*Task directions:*
Copy out all the lines exactly. Omit pictures.

*Supplied data:*
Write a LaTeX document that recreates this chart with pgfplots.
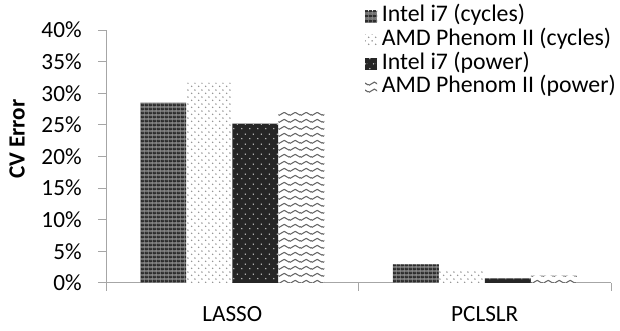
\documentclass[border=0pt]{standalone}
\usepackage{pgfplots}
\pgfplotsset{compat=1.18}
\usetikzlibrary{patterns.meta}
\usepackage{fontspec}
\setmainfont{Carlito}

\tikzdeclarepattern{
  name=icyc, type=colored,
  bottom left={(0pt,0pt)}, top right={(2.2pt,2.2pt)}, tile size={(2.2pt,2.2pt)},
  code={
    \fill[black!85] (1.1pt,1.1pt) circle (0.75pt);
    \fill[black!20] (0pt,0pt) circle (0.3pt);
    \fill[black!20] (2.2pt,0pt) circle (0.3pt);
    \fill[black!20] (0pt,2.2pt) circle (0.3pt);
    \fill[black!20] (2.2pt,2.2pt) circle (0.3pt);
  }
}
\tikzdeclarepattern{
  name=acyc, type=colored,
  bottom left={(0pt,0pt)}, top right={(3.4pt,3.4pt)}, tile size={(3.4pt,3.4pt)},
  code={
    \fill[black!45] (0.85pt,0.85pt) circle (0.4pt);
    \fill[black!45] (2.55pt,2.55pt) circle (0.4pt);
  }
}
\tikzdeclarepattern{
  name=ipow, type=colored,
  bottom left={(0pt,0pt)}, top right={(4pt,5pt)}, tile size={(4pt,5pt)},
  code={
    \fill[black!25] (1pt,1.25pt) circle (0.42pt);
    \fill[black!25] (3pt,3.75pt) circle (0.42pt);
  }
}
\tikzdeclarepattern{
  name=apow, type=colored,
  bottom left={(0pt,0pt)}, top right={(5.6pt,3.3pt)}, tile size={(5.6pt,3.3pt)},
  code={
    \draw[black!60, line width=0.55pt] (-2.8pt,2.45pt) -- (0pt,0.85pt) -- (2.8pt,2.45pt) -- (5.6pt,0.85pt) -- (8.4pt,2.45pt);
  }
}

\pgfplotstableread{
x  icyc  acyc  ipow  apow
0  28.5  31.7  25.2  27.0
1  2.95  1.95  0.75  1.15
}\cverr

\begin{document}
\begin{tikzpicture}
\path[use as bounding box] (0,0) rectangle (310pt,165.5pt);
\begin{axis}[
  at={(53pt,24pt)}, anchor=south west,
  scale only axis, width=252.5pt, height=126.5pt,
  ybar=0pt, bar width=23pt,
  xmin=-0.5, xmax=1.5, ymin=0, ymax=40,
  axis x line*=bottom, axis y line*=left,
  axis line style={-, black!35, line width=0.5pt},
  tick style={black!35, line width=0.5pt},
  tick align=outside, major tick length=4pt,
  xtick={-0.5,0.5,1.5}, xticklabels={},
  extra x ticks={0,1}, extra x tick labels={LASSO,PCLSLR},
  extra x tick style={major tick length=0pt,
    xticklabel style={anchor=base, yshift=-19.5pt, inner sep=0pt}},
  ytick={0,5,...,40},
  yticklabel={\pgfmathprintnumber[assume math mode=true]{\tick}\%},
  yticklabel style={anchor=east, inner sep=0pt, xshift=-8pt},
  tick label style={font=\fontsize{11.6}{13.9}\selectfont, text=black},
  ylabel={CV Error},
  every axis y label/.style={at={(axis description cs:-0.176,0.569)}, rotate=90, anchor=center,
    font=\bfseries\fontsize{11.6}{13.9}\selectfont},
  legend style={at={(axis description cs:0.513,1.1)}, anchor=north west,
    draw=none, fill=none, inner sep=0pt, outer sep=0pt, row sep=0pt,
    font=\fontsize{11.9}{14}\selectfont,
    nodes={inner sep=0.4pt, text height=8.2pt, text depth=2.8pt, anchor=west}},
  legend cell align=left,
  legend image code/.code={\fill[#1] (0pt,-3pt) rectangle (6pt,3pt); \path (8pt,0pt);},
]
\addplot[draw=none, fill=black!55, postaction={pattern=icyc}] table[x=x,y=icyc]{\cverr};
\addplot[draw=none, fill=white, postaction={pattern=acyc}] table[x=x,y=acyc]{\cverr};
\addplot[draw=none, fill=black!85, postaction={pattern=ipow}] table[x=x,y=ipow]{\cverr};
\addplot[draw=none, fill=white, postaction={pattern=apow}] table[x=x,y=apow]{\cverr};
\legend{Intel i7 (cycles),AMD Phenom II (cycles),Intel i7 (power),AMD Phenom II (power)}
\end{axis}
\end{tikzpicture}
\end{document}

*The response:*
Write a LaTeX document that recreates this chart with pgfplots.
\documentclass[border=0pt]{standalone}
\usepackage{pgfplots}
\pgfplotsset{compat=1.18}
\usetikzlibrary{patterns.meta}
\usepackage{fontspec}
\setmainfont{Carlito}

\tikzdeclarepattern{
  name=icyc, type=colored,
  bottom left={(0pt,0pt)}, top right={(2.2pt,2.2pt)}, tile size={(2.2pt,2.2pt)},
  code={
    \fill[black!85] (1.1pt,1.1pt) circle (0.75pt);
    \fill[black!20] (0pt,0pt) circle (0.3pt);
    \fill[black!20] (2.2pt,0pt) circle (0.3pt);
    \fill[black!20] (0pt,2.2pt) circle (0.3pt);
    \fill[black!20] (2.2pt,2.2pt) circle (0.3pt);
  }
}
\tikzdeclarepattern{
  name=acyc, type=colored,
  bottom left={(0pt,0pt)}, top right={(3.4pt,3.4pt)}, tile size={(3.4pt,3.4pt)},
  code={
    \fill[black!45] (0.85pt,0.85pt) circle (0.4pt);
    \fill[black!45] (2.55pt,2.55pt) circle (0.4pt);
  }
}
\tikzdeclarepattern{
  name=ipow, type=colored,
  bottom left={(0pt,0pt)}, top right={(4pt,5pt)}, tile size={(4pt,5pt)},
  code={
    \fill[black!25] (1pt,1.25pt) circle (0.42pt);
    \fill[black!25] (3pt,3.75pt) circle (0.42pt);
  }
}
\tikzdeclarepattern{
  name=apow, type=colored,
  bottom left={(0pt,0pt)}, top right={(5.6pt,3.3pt)}, tile size={(5.6pt,3.3pt)},
  code={
    \draw[black!60, line width=0.55pt] (-2.8pt,2.45pt) -- (0pt,0.85pt) -- (2.8pt,2.45pt) -- (5.6pt,0.85pt) -- (8.4pt,2.45pt);
  }
}

\pgfplotstableread{
x  icyc  acyc  ipow  apow
0  28.5  31.7  25.2  27.0
1  2.95  1.95  0.75  1.15
}\cverr

\begin{document}
\begin{tikzpicture}
\path[use as bounding box] (0,0) rectangle (310pt,165.5pt);
\begin{axis}[
  at={(53pt,24pt)}, anchor=south west,
  scale only axis, width=252.5pt, height=126.5pt,
  ybar=0pt, bar width=23pt,
  xmin=-0.5, xmax=1.5, ymin=0, ymax=40,
  axis x line*=bottom, axis y line*=left,
  axis line style={-, black!35, line width=0.5pt},
  tick style={black!35, line width=0.5pt},
  tick align=outside, major tick length=4pt,
  xtick={-0.5,0.5,1.5}, xticklabels={},
  extra x ticks={0,1}, extra x tick labels={LASSO,PCLSLR},
  extra x tick style={major tick length=0pt,
    xticklabel style={anchor=base, yshift=-19.5pt, inner sep=0pt}},
  ytick={0,5,...,40},
  yticklabel={\pgfmathprintnumber[assume math mode=true]{\tick}\%},
  yticklabel style={anchor=east, inner sep=0pt, xshift=-8pt},
  tick label style={font=\fontsize{11.6}{13.9}\selectfont, text=black},
  ylabel={CV Error},
  every axis y label/.style={at={(axis description cs:-0.176,0.569)}, rotate=90, anchor=center,
    font=\bfseries\fontsize{11.6}{13.9}\selectfont},
  legend style={at={(axis description cs:0.513,1.1)}, anchor=north west,
    draw=none, fill=none, inner sep=0pt, outer sep=0pt, row sep=0pt,
    font=\fontsize{11.9}{14}\selectfont,
    nodes={inner sep=0.4pt, text height=8.2pt, text depth=2.8pt, anchor=west}},
  legend cell align=left,
  legend image code/.code={\fill[#1] (0pt,-3pt) rectangle (6pt,3pt); \path (8pt,0pt);},
]
\addplot[draw=none, fill=black!55, postaction={pattern=icyc}] table[x=x,y=icyc]{\cverr};
\addplot[draw=none, fill=white, postaction={pattern=acyc}] table[x=x,y=acyc]{\cverr};
\addplot[draw=none, fill=black!85, postaction={pattern=ipow}] table[x=x,y=ipow]{\cverr};
\addplot[draw=none, fill=white, postaction={pattern=apow}] table[x=x,y=apow]{\cverr};
\legend{Intel i7 (cycles),AMD Phenom II (cycles),Intel i7 (power),AMD Phenom II (power)}
\end{axis}
\end{tikzpicture}
\end{document}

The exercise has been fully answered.